Data shown
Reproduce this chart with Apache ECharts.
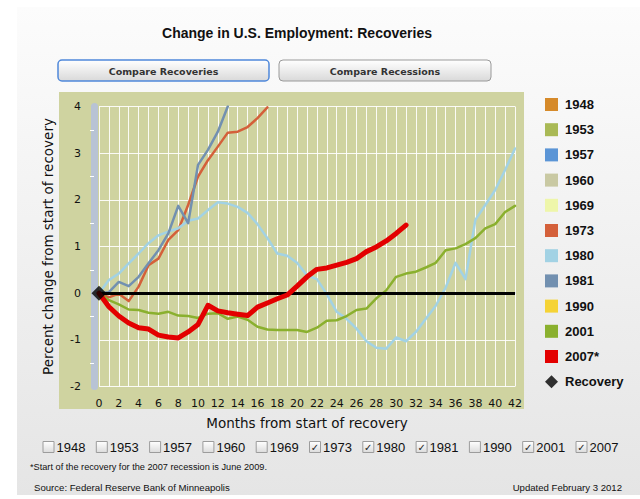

==

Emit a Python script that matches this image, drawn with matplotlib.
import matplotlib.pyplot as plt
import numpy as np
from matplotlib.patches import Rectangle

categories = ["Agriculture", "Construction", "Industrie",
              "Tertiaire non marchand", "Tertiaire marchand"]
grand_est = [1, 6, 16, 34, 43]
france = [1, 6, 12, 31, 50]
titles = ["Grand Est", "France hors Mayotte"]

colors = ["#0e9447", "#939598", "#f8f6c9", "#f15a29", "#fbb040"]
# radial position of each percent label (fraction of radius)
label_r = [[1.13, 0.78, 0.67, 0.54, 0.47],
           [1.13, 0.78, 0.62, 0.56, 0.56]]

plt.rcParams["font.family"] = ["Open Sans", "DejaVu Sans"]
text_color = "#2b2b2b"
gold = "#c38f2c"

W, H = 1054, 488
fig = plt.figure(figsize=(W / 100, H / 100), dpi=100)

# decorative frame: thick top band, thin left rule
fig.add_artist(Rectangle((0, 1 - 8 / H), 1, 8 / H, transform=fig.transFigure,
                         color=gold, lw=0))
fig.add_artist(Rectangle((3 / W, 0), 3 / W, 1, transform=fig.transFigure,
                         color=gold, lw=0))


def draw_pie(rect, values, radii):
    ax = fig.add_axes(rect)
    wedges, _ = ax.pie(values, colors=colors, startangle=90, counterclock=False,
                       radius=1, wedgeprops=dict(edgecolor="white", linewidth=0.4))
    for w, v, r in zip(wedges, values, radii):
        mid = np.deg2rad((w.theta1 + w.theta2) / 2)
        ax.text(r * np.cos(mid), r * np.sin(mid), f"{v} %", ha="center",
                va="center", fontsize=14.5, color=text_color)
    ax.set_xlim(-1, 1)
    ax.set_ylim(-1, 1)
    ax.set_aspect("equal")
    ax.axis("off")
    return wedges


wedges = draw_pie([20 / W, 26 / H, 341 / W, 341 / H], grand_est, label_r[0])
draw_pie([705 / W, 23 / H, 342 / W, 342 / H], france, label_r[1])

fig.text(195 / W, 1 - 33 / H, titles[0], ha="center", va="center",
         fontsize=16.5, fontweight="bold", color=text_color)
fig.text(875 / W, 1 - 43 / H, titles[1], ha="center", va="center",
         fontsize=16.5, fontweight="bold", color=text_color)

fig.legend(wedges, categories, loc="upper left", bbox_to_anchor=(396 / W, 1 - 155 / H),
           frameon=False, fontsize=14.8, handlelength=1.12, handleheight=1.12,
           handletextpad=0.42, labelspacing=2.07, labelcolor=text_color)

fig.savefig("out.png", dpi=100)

Exercise directions
Look back at the entries above and repeat, unchanged, every line from the line holding "Emit a Python" through the line holding "from matplotlib.patches import Rectangle".

Complete answer
Emit a Python script that matches this image, drawn with matplotlib.
import matplotlib.pyplot as plt
import numpy as np
from matplotlib.patches import Rectangle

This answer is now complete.